The benefits to be got from an electric bike were made clear when my bike computer revealed that if I had been in a race with myself yesterday, I would have been nearly three miles behind myself after an hour today. On the way home up the gentle hill to Langholm, I fell further behind and ended up 19 minutes slower today. Nevertheless, I was very happy to have averaged just over 13 mph today, a good speed for me on the push bike. Riding both types of bikes brings their own rewards.

And to make thing even better, I saw another example of the great willowherb on my way, a very pretty flower in my view.

After a cup of tea, I went out into the garden with my new camera and found another peacock butterfly about.

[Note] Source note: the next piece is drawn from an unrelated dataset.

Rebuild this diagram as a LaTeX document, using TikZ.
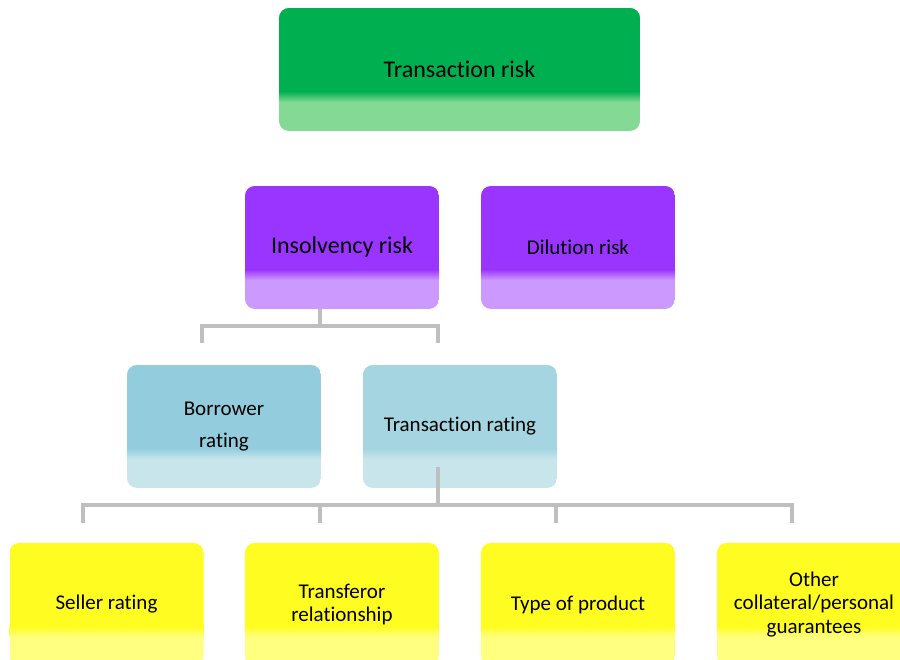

It had a bee friend with it.

It flew off the buddleia . . .

. . . and settled on the ground for long enough for me to get a good look at it.

Mrs Tootlepedal had done a lot of tidying up while I was out cycling and compost Bin A is filling up steadily again. I had another walk round the garden, noting that the nicotianas are coming out, a late rose is blooming, and poppies and ornamental strawberries are still going strong.

My favourite on this tour was a Japanese Anemone.

After I went back inside, I had a look at the bird feeder, but there were no visitors to be seen, so taking my bird camera with me, I went back out to see if I could surprise a bird flying over the garden. It was very quiet out there too, with only a pair of collared doves peeping over the roof to be seen.

I took a photograph of a phalanx of phlox . . .

. . . and went back to enjoy the regular Zoom meeting with my siblings. My brother was tired after a hard week visiting stately homes and fine churches, but he was able to show us a series of excellent photographs from his holiday.

Mrs Tootlepedal put the trail camera out again last night, but it only captured an unwelcome cat prowling about the garden in the dark.

The flying bird of the day is a magisterial pigeon which appeared just as the collared doves left.

Published by tootlepedal

Cyclist, retired teacher, curmudgeon, keen amateur photographer.

24 thoughts on “Flat out

  1. I enjoyed the selection of photos, especially the butterflies and phalanx of phlox. Your FBOTD does look quite magisterial. That is the most impressive photo I have ever seen of a pigeon.

    I was saddened to find a dead bird in the garden tonight. No sign of foul play.

  2. You have provided a delightful series of interesting and pretty photographs – your magisterial pigeon is a great shot!

  3. You have done a great job of clearing the no mow lawn and making it ready for wild flowers in due course. Your dahlias are a fine sight.

  4. I’m glad the butterflies have returned, and I’m happy to see such excellent shots of them.
    The flowers are all beautiful of course, but my favorite has to be the ornamental strawberry. The Japanese anemone ran a close second though.
    Congratulations on getting that lawn mowed. I know how hard it can be to get through something like that.

  5. We also sport a no-mow-lawn. It is mown only once a year and scarified . Also to lean the soil more we are strewing pure sand on it.

  6. Right off the hop, two of my favourite photos: Belted Galloways and Tony’s happy and very lucky dog.

    As for the scarifying of your newly-prepared no-mow lawn – where are the jackdaws when you need them?